US current account and debt
If the private sector won’t borrow, the government will
The US financial system orients its savings and investment the sustaining consumption, including the Federal Reserve, the Federal deficit and by extension, the dollar itself. If the US private sector cannot or will not issue more debt to fund the nation’s consumption, then the federal government takes over the role, as it has since 2009.
Free to choose
J.K. Galbraith worried about American “production and consumption habits." He also decried the link between consumption and liberty; “It is … suggested that uninhibited consumption has something to do with individual liberty… I shall not dwell long on this. … Freedom is not much concerned with tail fins or even with automobiles. “
It is no longer tail fins Americans are concerned with, but smart phones, mostly produced by foreigners. Galbraith could never have imagined that smart phones indeed have become a symbol of individual liberty, in ways even cars never did.
Perhaps more important than liberty, the international trade system continues to suit both individual Americans and foreigners. Foreign exporters who choose to rely on the US consumer are “locked into structural domestic demand deficiencies1” which require access to the United States financial assets, often bonds, to absorb their savings.

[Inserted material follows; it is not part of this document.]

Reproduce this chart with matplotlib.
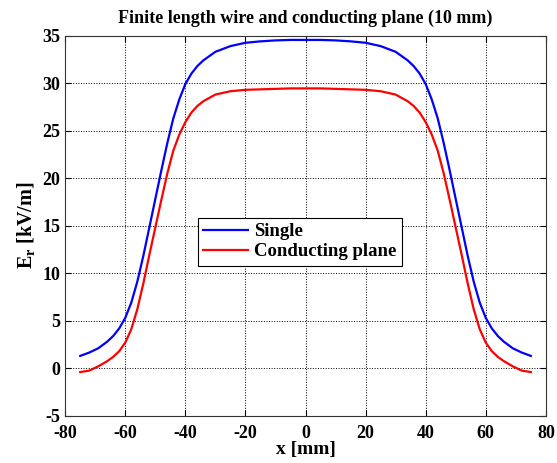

This policy choice is made willingly by China, Germany, and Japan even though the surpluses these countries create reduce consumption for their own citizens just as they boost the consumption of the United States. Conversely, their savings fund the US indebtedness created by this system, creating demand for dollars.
“But what of the appetite itself? Surely this is the ultimate source of the problem. If it continues its geometric course, will it not one day have to be restrained?”
A system that relies on ever-growing debt may not be sustainable in the long run. But a decision to change seems more likely to be made by the United States than by mercantilist economies. Foreigners don’t have any choice but to support the dollar system while their own economies rely on the US consumer. If the dollar does lose its allure, it will be because America deems it is in its own interest.
There is no disturbance in the force
In the meantime, this arrangement underpins the world’s capital markets. The more important drivers of financial conditions globally are (in order of importance): US equities, US bonds, then foreign equities/bonds and currencies/commodities. All are founded on US consumption.
The underlying structure of this financial universe have been remarkably stable for a prolonged time, even if price levels of assets have varied massively. The following chart shows the contribution of the top five principal components to a representative financial universe of equities, bonds, spreads, commodities, and major currency pairs over the last 20 years. Together these five components explain, on average, about 90 percent of the change across the entire system. Yes, individual markets may rise and fall, but the factors behind them have remain broadly consistent. There is no sign of any major disruption in the system. It remains coherent, and despite the efforts of regulators and government, largely self-organizing. And the fundamental anchor is the dollar.
Main drivers of financial universe
No threat in sight
Reserves, trade invoicing, consumption by the US, the openness and coherence of dollar markets; which of these is the most important support to the dollar as the global currency? Well, it ain’t reserves. Dollar reserves come from the general acceptance of the currency in international trade and the need to balance savings between countries. The need continuing acceptance of the currency in trade is ultimately dependent on the US consumer supporting the mercantilist policies of Europe, Japan, China, and other regions. If those regions are not able permanently to fix their imbalance in trade and investment, the dollar is going to remain ascendent.